Found footage films have carved out a very specific niche in the horror genre ever since the original Blair Witch Project from the late 1990s, offering a hint of realism to a film.
‘The Devil’s Doorway‘ is a found footage film that is based in 1960 and centers on two Vatican priests, Father Thomas Riley and Father John Thornton, armed with 16mm film cameras, who are dispatched by the Vatican to investigate reports of a miracle, a statue of the Virgin Mary weeping blood at a Catholic asylum for immoral women.
The initial horrors don’t originate from any statue, but instead at how the nuns are treating the women, who sadistically beat and imprison dozens of the women living in the asylum.
As Father Thomas takes an investigative approach that seems to dismiss any notion of a presence of God, Father John is terrorized by experiences he has at night, when alone in his room.
Sounds of children running, laughing, and visions of a little girl playing with a doll keep Father John up most nights, and the experiences get more vivid, and more intrusive.
Father John tries informing Father Thomas of the phenomena, but, again, Father Thomas is dismissive, steadfast in his belief that nothing peculiar is going on at the asylum, instead stubbornly resigned to his belief that all the activity is the result of a trickster.
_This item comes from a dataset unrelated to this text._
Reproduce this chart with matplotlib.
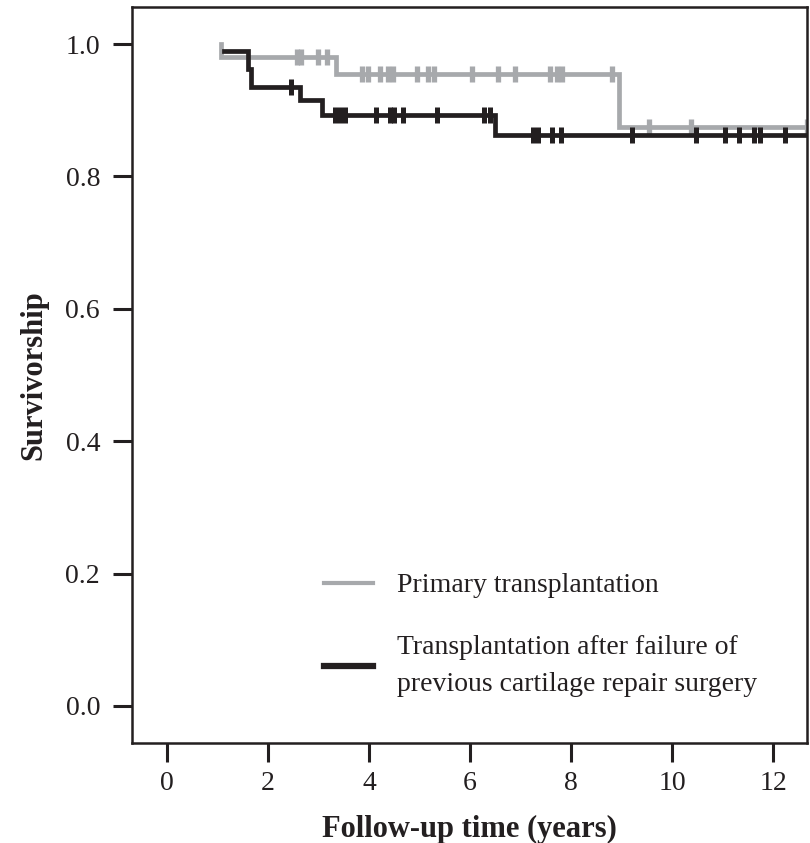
import numpy as np
import matplotlib
matplotlib.use("Agg")
import matplotlib.pyplot as plt

plt.rcParams['font.family'] = ['Liberation Serif', 'DejaVu Serif']

# Kaplan-Meier step data (time in years, survivorship)
primary_times = [1.08, 1.08, 3.35, 8.94, 12.7]
primary_surv = [1.000, 0.981, 0.955, 0.875, 0.875]
primary_censor = [2.57, 2.65, 3.00, 3.16, 3.86, 3.98, 4.21, 4.37, 4.47, 4.96,
                  5.16, 5.29, 6.03, 6.56, 6.89, 7.58, 7.73, 7.83, 8.81, 9.54,
                  10.37, 12.67]

revision_times = [1.14, 1.60, 1.66, 2.64, 3.07, 6.50, 12.7]
revision_surv = [0.990, 0.962, 0.935, 0.915, 0.893, 0.863, 0.863]
revision_censor = [2.45, 3.33, 3.42, 3.52, 4.13, 4.41, 4.50, 4.67, 5.34, 6.27,
                   6.39, 7.24, 7.35, 7.62, 7.80, 9.20, 10.47, 11.04, 11.32,
                   11.62, 11.74, 12.23]

labels = ["Primary transplantation",
          "Transplantation after failure of\nprevious cartilage repair surgery"]
x_ticks = [0, 2, 4, 6, 8, 10, 12]
y_ticks = [0.0, 0.2, 0.4, 0.6, 0.8, 1.0]

grey = "#a7a9ac"
black = "#231f20"


def surv_at(t, times, surv):
    idx = np.searchsorted(np.array(times), t, side="right") - 1
    idx = np.clip(idx, 0, len(surv) - 1)
    return np.array(surv)[idx]


fig = plt.figure(figsize=(8.10, 8.43), dpi=100)
ax = fig.add_axes([0.163, 0.1186, 0.8333, 0.8731])

ax.step(primary_times, primary_surv, where="post", color=grey, lw=3.4,
        label=labels[0], solid_joinstyle="miter")
ax.plot(primary_censor, surv_at(primary_censor, primary_times, primary_surv),
        ls="none", marker="|", ms=12, mew=3.8, color=grey)

ax.step(revision_times, revision_surv, where="post", color=black, lw=3.4,
        label=labels[1], solid_joinstyle="miter")
ax.plot(revision_censor, surv_at(revision_censor, revision_times, revision_surv),
        ls="none", marker="|", ms=12, mew=3.6, color=black)

ax.set_xlim(-0.69, 12.67)
ax.set_ylim(-0.056, 1.056)
ax.set_xticks(x_ticks)
ax.set_xticklabels([str(v) for v in x_ticks])
ax.set_yticks(y_ticks)
ax.set_yticklabels([f"{v:.1f}" for v in y_ticks])

for s in ax.spines.values():
    s.set_linewidth(1.8)
    s.set_color("#231f20")
ax.tick_params(axis="both", direction="out", length=14, width=2.2,
               color="#231f20", labelsize=20, labelcolor="#231f20")
ax.tick_params(axis="x", pad=6)
ax.tick_params(axis="y", pad=9)

ax.set_xlabel("Follow-up time (years)", fontsize=22, fontweight="bold",
              color="#231f20", labelpad=14)
ax.set_ylabel("Survivorship", fontsize=22, fontweight="bold",
              color="#231f20", labelpad=12)

leg = ax.legend(loc="upper left", bbox_to_anchor=(0.285, 0.231), frameon=False,
                fontsize=20, handlelength=1.75, handletextpad=0.85,
                labelspacing=1.3, borderpad=0, borderaxespad=0)
for t in leg.get_texts():
    t.set_color("#231f20")
    t.set_linespacing(1.65)
leg.legend_handles[0].set_linewidth(3.0)
leg.legend_handles[1].set_linewidth(4.5)

fig.savefig("out.png", dpi=100)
Father Thomas and Father John are introduced to Kathleen, a pregnant virgin teen who is shackled in a cell by the nuns and who is apparently possessed by a demon.
The nuns oddly go to great lengths to seclude her and have neglected her so much that they asylum doctor believes that she is going to die from giving birth, stressing the importance of focusing on only saving the baby.
The film falls into the pitfall that most found footage films do, the cliche jump scares are plentiful, but executed well, and the films approach provides a different sense, and a unique feelings.
While ‘The Devil’s Doorway’ isn’t incredible, it is a strong film with plenty of scares, that will creep you out with angles, tone, and execution instead of relying on the tired formula of heavy jump scares that have polluted a majority of the horror films that have come out over the past decade.
The vintage film aspect is also a nice wrinkle.
While the ending doesn’t offer answers of explanations as to what exactly was going on, or is going on, at the asylum, and leaves a lot of questions, it doesn’t deviate from the purpose of what this film is based on. Found footage that is simply played for interpretation, not for specific purpose.